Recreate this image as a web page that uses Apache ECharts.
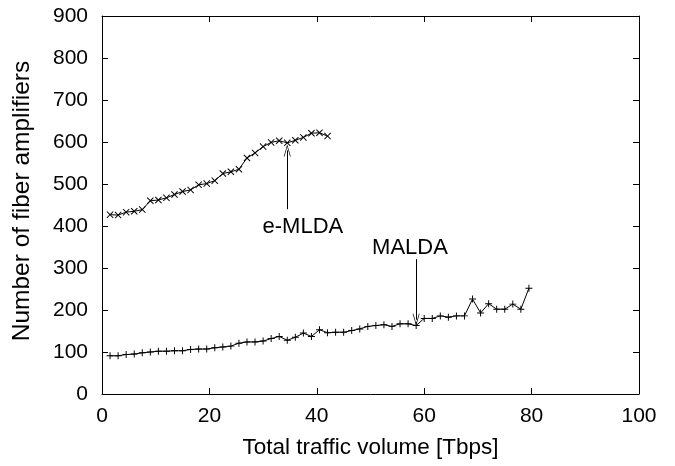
<!DOCTYPE html>
<html>
<head>
<meta charset="utf-8">
<script src="https://cdn.jsdelivr.net/npm/echarts@6/dist/echarts.min.js"></script>
<style>
html,body{margin:0;padding:0;background:#fff;}
#chart{width:675px;height:466px;}
</style>
</head>
<body>
<div id="chart"></div>
<script>
// Data
const xStep = 1.5;
const emldaValues = [427, 426, 433, 435, 439, 460, 462, 467, 475, 482, 486, 498, 501, 508, 525, 529, 535, 562, 574, 589, 599, 603, 598, 604, 611, 621, 622, 614];
const maldaValues = [91, 91, 94, 95, 98, 100, 102, 102, 103, 103, 106, 107, 107, 110, 112, 114, 121, 124, 124, 126, 132, 137, 128, 135, 145, 137, 153, 146, 147, 147, 151,
  155, 161, 163, 165, 161, 167, 167, 163, 180, 180, 186, 183, 186, 186, 226, 193, 215, 202, 202, 214, 202, 252];
const xTicks = [0, 20, 40, 60, 80, 100];
const yTicks = [0, 100, 200, 300, 400, 500, 600, 700, 800, 900];
const emldaLabel = {text: 'e-MLDA', at: [29.8, 398], arrowFrom: [34.5, 440], arrowTo: [34.5, 580]};
const maldaLabel = {text: 'MALDA', at: [50.2, 348], arrowFrom: [58.5, 321], arrowTo: [58.5, 177]};

const toPairs = vals => vals.map((v, i) => [xStep * (i + 1), v]);

const FONT = '"Liberation Sans", Arial, Helvetica, sans-serif';
const xPath = 'path://M0,1 L1,0 L5,4 L9,0 L10,1 L6,5 L10,9 L9,10 L5,6 L1,10 L0,9 L4,5 Z';
const plusPath = 'path://M4.3,0 L5.7,0 L5.7,4.3 L10,4.3 L10,5.7 L5.7,5.7 L5.7,10 L4.3,10 L4.3,5.7 L0,5.7 L0,4.3 L4.3,4.3 Z';
const arrowHead = 'path://M0,10 L5,0 L10,10 L9,10 L5,2 L1,10 Z';

function annotation(lbl) {
  return {
    markLine: {
      silent: true,
      symbol: ['none', arrowHead],
      symbolSize: [7, 12],
      lineStyle: {color: '#000', width: 1, type: 'solid'},
      label: {show: false},
      data: [[{coord: lbl.arrowFrom}, {coord: lbl.arrowTo}]]
    },
    markPoint: {
      silent: true,
      symbol: 'circle',
      symbolSize: 1,
      itemStyle: {color: 'rgba(0,0,0,0)'},
      label: {show: true, position: 'right', distance: 0, formatter: lbl.text,
        color: '#000', fontFamily: FONT, fontSize: 22},
      data: [{coord: lbl.at}]
    }
  };
}

const chart = echarts.init(document.getElementById('chart'), null, {renderer: 'canvas'});
const axisCommon = {
  min: 0,
  axisLine: {show: true, onZero: false, lineStyle: {color: '#000', width: 1}},
  axisTick: {show: true, inside: true, length: 6, lineStyle: {color: '#000', width: 1}},
  splitLine: {show: false}
};
chart.setOption({
  animation: false,
  backgroundColor: '#fff',
  grid: {left: 102, right: 36, top: 16, bottom: 72, containLabel: false},
  xAxis: [
    Object.assign({}, axisCommon, {
      type: 'value', position: 'bottom', max: xTicks[xTicks.length - 1], interval: xTicks[1] - xTicks[0],
      name: 'Total traffic volume [Tbps]', nameLocation: 'middle', nameGap: 42,
      nameTextStyle: {color: '#000', fontFamily: FONT, fontSize: 22.5},
      axisLabel: {color: '#000', fontFamily: FONT, fontSize: 21, margin: 12}
    }),
    Object.assign({}, axisCommon, {
      type: 'value', position: 'top', max: xTicks[xTicks.length - 1], interval: xTicks[1] - xTicks[0],
      axisLabel: {show: false}
    })
  ],
  yAxis: [
    Object.assign({}, axisCommon, {
      type: 'value', position: 'left', max: yTicks[yTicks.length - 1], interval: yTicks[1] - yTicks[0],
      name: 'Number of fiber amplifiers', nameLocation: 'middle', nameGap: 67,
      nameTextStyle: {color: '#000', fontFamily: FONT, fontSize: 24.5, padding: [0, 0, 0, 8]},
      axisLabel: {color: '#000', fontFamily: FONT, fontSize: 21, margin: 14}
    }),
    Object.assign({}, axisCommon, {
      type: 'value', position: 'right', max: yTicks[yTicks.length - 1], interval: yTicks[1] - yTicks[0],
      axisLabel: {show: false}
    })
  ],
  series: [
    Object.assign({
      name: 'e-MLDA', type: 'line', xAxisIndex: 0, yAxisIndex: 0,
      data: toPairs(emldaValues),
      symbol: xPath, symbolSize: 7, showSymbol: true, showAllSymbol: true,
      itemStyle: {color: '#000'},
      lineStyle: {color: '#000', width: 1}
    }, annotation(emldaLabel)),
    Object.assign({
      name: 'MALDA', type: 'line', xAxisIndex: 0, yAxisIndex: 0,
      data: toPairs(maldaValues),
      symbol: plusPath, symbolSize: 7, showSymbol: true, showAllSymbol: true,
      itemStyle: {color: '#000'},
      lineStyle: {color: '#000', width: 1}
    }, annotation(maldaLabel))
  ]
});
</script>
</body>
</html>
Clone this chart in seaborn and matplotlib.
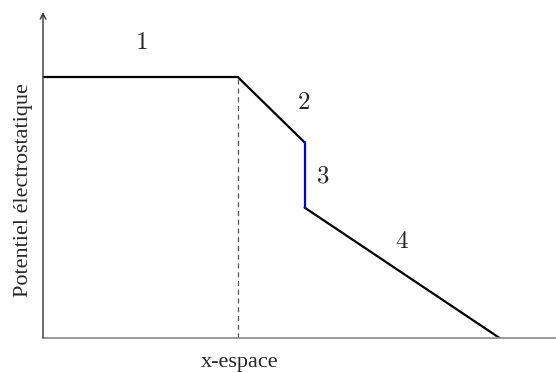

□ □ □ □ □

* To be done:
Identify and copy all lines with the word "this".

* The solution:
Recreate this image as a web page that uses Apache ECharts.
Clone this chart in seaborn and matplotlib.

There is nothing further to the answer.